Original Medicare specifically excludes most dental work, such as cleanings, fillings and dentures. There are exceptions, and Medicare Part A covers dental services that you receive in the hospital related to another illness. Medicare also may cover basic hospital care if you're admitted as an inpatient because of a dental emergency. In addition, some Medicare Advantage plans offer more dental coverage than original Medicare.
Excluded Dental Care
Ordinary dental procedures such as check-ups, fillings, crowns, root canals and extractions aren't covered by original Medicare. Medicare never pays for bridges or dentures, even if you had teeth pulled as part of a procedure Medicare paid for. In addition, original Medicare won't pay to treat periodontal problems, such as infected gums or bone loss.
Covered Dental Services
Medicare pays for dental services that you must have to receive another covered procedure. For example, if you need jaw reconstruction after an accident, Medicare pays for any dental services related to the reconstructive surgery. If you have teeth pulled in preparation for some other treatment -- such as a treatment for cancer -- Medicare pays for the extractions, but not for the replacement teeth or dentures.
Dental exams are covered only in special circumstances for serious illnesses. If you need a dental check-up in preparation for a kidney transplant or heart valve replacement, the exam is covered. Nonetheless, if the exam reveals that you need dental work, Medicare doesn't cover that additional work.
Medicare also covers hospital costs such as x-rays, anesthesia and room charges when you're hospitalized because of a serious dental problem, such as an infection. The fees for the physicians and dentists aren't covered.
Advantage Plans, Supplements and Medicaid
All Medicare Advantage plans offer at least as much dental coverage as original Medicare. In addition, many Advantage plans offer coverage of routine dental procedures, such as exams and cleanings.
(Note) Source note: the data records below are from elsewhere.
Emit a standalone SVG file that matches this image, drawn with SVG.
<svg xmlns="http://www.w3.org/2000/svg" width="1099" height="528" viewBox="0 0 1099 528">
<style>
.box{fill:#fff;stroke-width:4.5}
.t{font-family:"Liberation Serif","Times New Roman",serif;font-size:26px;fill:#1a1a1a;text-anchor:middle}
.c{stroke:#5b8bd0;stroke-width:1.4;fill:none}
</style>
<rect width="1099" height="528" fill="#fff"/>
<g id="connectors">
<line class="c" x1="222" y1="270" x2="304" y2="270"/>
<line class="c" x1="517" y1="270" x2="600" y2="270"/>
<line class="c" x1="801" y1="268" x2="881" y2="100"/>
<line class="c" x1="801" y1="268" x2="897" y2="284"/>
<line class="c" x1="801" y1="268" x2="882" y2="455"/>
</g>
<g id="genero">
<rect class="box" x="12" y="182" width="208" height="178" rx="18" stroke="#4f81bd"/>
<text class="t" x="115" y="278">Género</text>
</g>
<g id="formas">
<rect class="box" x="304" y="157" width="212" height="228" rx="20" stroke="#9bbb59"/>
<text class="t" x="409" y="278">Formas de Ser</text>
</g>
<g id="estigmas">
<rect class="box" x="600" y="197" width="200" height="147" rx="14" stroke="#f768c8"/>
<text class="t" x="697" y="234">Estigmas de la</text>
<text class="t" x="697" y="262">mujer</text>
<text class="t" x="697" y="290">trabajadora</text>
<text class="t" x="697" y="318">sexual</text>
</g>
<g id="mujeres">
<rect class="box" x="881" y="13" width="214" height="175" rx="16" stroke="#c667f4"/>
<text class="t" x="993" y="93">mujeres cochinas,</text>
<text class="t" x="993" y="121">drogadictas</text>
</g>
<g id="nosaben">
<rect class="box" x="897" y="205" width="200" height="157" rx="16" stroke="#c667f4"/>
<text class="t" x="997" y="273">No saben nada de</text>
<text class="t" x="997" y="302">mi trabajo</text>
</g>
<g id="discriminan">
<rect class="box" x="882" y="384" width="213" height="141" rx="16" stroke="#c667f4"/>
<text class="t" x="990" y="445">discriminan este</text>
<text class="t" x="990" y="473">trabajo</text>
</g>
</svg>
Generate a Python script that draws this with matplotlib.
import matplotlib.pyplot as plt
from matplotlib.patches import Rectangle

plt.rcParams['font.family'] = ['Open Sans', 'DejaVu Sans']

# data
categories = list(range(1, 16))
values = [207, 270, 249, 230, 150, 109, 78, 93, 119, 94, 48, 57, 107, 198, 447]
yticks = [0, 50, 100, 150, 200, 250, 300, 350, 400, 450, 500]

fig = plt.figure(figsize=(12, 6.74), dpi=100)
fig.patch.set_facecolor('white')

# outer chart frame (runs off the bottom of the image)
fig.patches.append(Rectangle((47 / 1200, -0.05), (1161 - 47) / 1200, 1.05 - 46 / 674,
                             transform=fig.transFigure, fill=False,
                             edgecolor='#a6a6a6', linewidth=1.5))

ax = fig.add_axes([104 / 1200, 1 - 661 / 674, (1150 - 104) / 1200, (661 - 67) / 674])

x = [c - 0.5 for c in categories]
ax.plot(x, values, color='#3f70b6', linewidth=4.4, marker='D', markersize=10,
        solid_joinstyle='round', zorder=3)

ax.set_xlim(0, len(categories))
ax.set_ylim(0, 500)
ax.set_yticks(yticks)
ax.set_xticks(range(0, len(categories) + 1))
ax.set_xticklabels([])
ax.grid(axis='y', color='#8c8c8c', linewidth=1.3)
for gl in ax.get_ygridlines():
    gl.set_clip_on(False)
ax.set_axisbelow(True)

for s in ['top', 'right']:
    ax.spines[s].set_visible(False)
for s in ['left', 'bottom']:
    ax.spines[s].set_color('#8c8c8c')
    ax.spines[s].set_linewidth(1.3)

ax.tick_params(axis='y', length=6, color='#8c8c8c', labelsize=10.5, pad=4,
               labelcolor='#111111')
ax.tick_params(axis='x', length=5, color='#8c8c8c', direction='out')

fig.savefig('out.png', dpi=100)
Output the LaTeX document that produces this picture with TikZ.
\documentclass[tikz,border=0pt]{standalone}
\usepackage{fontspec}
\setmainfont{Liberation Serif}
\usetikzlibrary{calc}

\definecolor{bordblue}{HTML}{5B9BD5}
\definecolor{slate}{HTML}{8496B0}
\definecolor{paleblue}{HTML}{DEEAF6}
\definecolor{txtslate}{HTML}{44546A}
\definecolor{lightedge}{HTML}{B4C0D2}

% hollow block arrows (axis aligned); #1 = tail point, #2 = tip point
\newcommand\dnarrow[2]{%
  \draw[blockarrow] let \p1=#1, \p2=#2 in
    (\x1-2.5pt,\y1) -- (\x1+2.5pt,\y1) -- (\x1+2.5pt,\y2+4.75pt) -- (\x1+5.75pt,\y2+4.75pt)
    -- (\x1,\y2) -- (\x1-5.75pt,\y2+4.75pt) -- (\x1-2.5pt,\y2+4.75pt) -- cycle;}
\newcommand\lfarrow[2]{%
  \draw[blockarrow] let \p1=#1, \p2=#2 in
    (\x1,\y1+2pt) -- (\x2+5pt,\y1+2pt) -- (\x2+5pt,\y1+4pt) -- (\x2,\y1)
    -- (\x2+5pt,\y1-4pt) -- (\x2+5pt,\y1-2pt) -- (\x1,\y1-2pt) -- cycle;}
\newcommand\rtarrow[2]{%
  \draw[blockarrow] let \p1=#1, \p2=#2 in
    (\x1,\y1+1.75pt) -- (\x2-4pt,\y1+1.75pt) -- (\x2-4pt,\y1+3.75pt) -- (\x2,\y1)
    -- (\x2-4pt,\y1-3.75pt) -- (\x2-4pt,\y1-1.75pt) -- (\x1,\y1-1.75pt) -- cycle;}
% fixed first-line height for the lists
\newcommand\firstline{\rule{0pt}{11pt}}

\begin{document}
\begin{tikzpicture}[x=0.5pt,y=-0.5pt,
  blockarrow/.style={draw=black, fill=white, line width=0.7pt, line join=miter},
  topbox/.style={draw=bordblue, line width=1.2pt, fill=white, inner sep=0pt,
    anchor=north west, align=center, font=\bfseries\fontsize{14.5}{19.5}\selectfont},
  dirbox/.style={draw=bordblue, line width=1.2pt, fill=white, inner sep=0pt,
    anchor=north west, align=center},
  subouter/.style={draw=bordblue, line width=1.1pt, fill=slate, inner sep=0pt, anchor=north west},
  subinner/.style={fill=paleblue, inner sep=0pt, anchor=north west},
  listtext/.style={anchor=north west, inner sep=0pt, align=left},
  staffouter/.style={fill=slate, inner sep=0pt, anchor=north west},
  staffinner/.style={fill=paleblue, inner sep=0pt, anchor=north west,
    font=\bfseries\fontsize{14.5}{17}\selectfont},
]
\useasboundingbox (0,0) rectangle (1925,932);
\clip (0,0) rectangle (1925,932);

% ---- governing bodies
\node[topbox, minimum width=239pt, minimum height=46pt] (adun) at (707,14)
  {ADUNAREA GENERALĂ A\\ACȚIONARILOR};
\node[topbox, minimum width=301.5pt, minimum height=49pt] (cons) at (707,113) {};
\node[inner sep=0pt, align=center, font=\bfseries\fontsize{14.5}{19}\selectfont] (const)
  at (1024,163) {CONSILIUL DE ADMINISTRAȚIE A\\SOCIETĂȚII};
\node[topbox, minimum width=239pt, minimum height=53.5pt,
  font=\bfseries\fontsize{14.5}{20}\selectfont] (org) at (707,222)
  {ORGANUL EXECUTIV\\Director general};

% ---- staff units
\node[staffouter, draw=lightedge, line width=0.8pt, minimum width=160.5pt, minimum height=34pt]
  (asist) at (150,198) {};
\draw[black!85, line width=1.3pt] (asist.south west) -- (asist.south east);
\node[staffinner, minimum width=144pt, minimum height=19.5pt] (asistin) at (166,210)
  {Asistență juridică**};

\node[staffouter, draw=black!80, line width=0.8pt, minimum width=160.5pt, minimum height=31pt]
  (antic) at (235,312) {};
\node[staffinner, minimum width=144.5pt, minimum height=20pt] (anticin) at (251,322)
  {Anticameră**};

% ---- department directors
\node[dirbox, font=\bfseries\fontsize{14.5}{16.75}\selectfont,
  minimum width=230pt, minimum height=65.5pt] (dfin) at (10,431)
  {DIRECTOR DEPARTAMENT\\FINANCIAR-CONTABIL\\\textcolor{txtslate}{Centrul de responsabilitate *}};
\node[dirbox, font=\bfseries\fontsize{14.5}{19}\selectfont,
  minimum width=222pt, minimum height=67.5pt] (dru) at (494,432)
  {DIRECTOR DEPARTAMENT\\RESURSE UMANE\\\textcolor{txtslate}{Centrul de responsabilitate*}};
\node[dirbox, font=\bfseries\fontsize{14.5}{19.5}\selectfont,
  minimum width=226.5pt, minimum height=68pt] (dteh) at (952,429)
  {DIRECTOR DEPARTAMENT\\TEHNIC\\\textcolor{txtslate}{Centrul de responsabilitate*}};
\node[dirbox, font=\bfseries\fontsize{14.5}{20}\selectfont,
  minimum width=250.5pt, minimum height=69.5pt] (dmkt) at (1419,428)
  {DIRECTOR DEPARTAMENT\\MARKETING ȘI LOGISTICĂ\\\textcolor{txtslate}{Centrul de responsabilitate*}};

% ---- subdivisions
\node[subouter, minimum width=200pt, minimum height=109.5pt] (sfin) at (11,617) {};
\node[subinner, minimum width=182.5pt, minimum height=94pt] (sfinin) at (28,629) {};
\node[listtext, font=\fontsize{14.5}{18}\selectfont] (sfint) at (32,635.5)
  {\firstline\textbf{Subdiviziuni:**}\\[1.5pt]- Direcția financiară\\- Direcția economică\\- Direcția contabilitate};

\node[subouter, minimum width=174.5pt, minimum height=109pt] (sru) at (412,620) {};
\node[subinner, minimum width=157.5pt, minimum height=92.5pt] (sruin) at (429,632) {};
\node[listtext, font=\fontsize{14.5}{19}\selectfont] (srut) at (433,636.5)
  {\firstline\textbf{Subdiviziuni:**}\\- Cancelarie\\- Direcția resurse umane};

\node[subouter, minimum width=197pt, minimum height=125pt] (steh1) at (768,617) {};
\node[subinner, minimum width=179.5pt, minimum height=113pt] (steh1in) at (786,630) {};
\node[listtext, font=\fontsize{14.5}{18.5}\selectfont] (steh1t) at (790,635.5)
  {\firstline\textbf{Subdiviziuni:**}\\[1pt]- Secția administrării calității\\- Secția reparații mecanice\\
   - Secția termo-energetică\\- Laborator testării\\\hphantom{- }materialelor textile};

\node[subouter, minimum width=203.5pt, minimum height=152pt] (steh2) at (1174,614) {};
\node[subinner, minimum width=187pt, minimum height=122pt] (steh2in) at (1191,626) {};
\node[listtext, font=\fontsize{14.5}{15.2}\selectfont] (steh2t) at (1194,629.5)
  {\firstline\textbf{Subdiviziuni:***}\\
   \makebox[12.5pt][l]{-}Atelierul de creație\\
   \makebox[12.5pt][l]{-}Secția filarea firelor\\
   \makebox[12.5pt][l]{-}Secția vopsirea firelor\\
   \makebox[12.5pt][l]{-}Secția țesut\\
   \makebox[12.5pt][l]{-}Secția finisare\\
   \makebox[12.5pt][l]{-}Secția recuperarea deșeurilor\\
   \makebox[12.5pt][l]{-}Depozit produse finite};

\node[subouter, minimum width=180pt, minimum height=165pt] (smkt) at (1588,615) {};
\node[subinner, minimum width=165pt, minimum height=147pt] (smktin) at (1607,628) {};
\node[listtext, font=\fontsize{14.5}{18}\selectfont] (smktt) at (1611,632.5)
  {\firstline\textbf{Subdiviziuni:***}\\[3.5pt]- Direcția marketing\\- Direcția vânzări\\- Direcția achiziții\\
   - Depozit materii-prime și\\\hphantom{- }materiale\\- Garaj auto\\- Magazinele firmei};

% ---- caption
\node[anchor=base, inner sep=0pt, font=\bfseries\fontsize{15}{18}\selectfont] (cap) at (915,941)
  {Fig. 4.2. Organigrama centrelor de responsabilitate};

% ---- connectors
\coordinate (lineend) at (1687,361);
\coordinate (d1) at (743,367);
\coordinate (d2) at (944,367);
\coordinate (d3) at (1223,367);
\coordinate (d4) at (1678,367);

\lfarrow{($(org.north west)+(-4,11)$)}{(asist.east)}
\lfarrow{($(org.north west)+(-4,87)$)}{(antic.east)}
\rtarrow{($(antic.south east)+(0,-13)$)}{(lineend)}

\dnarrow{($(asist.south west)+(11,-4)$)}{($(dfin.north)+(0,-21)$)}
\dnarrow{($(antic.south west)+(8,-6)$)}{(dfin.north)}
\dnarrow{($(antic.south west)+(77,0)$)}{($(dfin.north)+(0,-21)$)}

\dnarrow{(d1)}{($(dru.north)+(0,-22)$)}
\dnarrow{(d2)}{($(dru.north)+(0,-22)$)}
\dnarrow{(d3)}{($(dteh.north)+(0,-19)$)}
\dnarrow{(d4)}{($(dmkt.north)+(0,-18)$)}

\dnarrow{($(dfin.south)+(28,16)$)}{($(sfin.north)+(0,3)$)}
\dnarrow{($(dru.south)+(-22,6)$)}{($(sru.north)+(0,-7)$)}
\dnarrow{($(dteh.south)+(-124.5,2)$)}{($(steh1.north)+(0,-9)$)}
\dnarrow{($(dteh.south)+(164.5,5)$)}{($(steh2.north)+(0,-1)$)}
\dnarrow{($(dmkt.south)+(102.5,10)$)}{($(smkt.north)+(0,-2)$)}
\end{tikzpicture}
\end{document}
Some insurance companies offer supplemental dental insurance for Medicare subscribers. Depending on the particular policy, a dental supplement may cover check-ups, cleaning, fillings and x-rays, with partial coverage of root canals, extractions and dentures.
If you also qualify for Medicaid, you may receive emergency dental care through that program. In addition, some state programs include comprehensive dental coverage. Federal law allows each state to decide how much dental coverage to offer adults through Medicaid.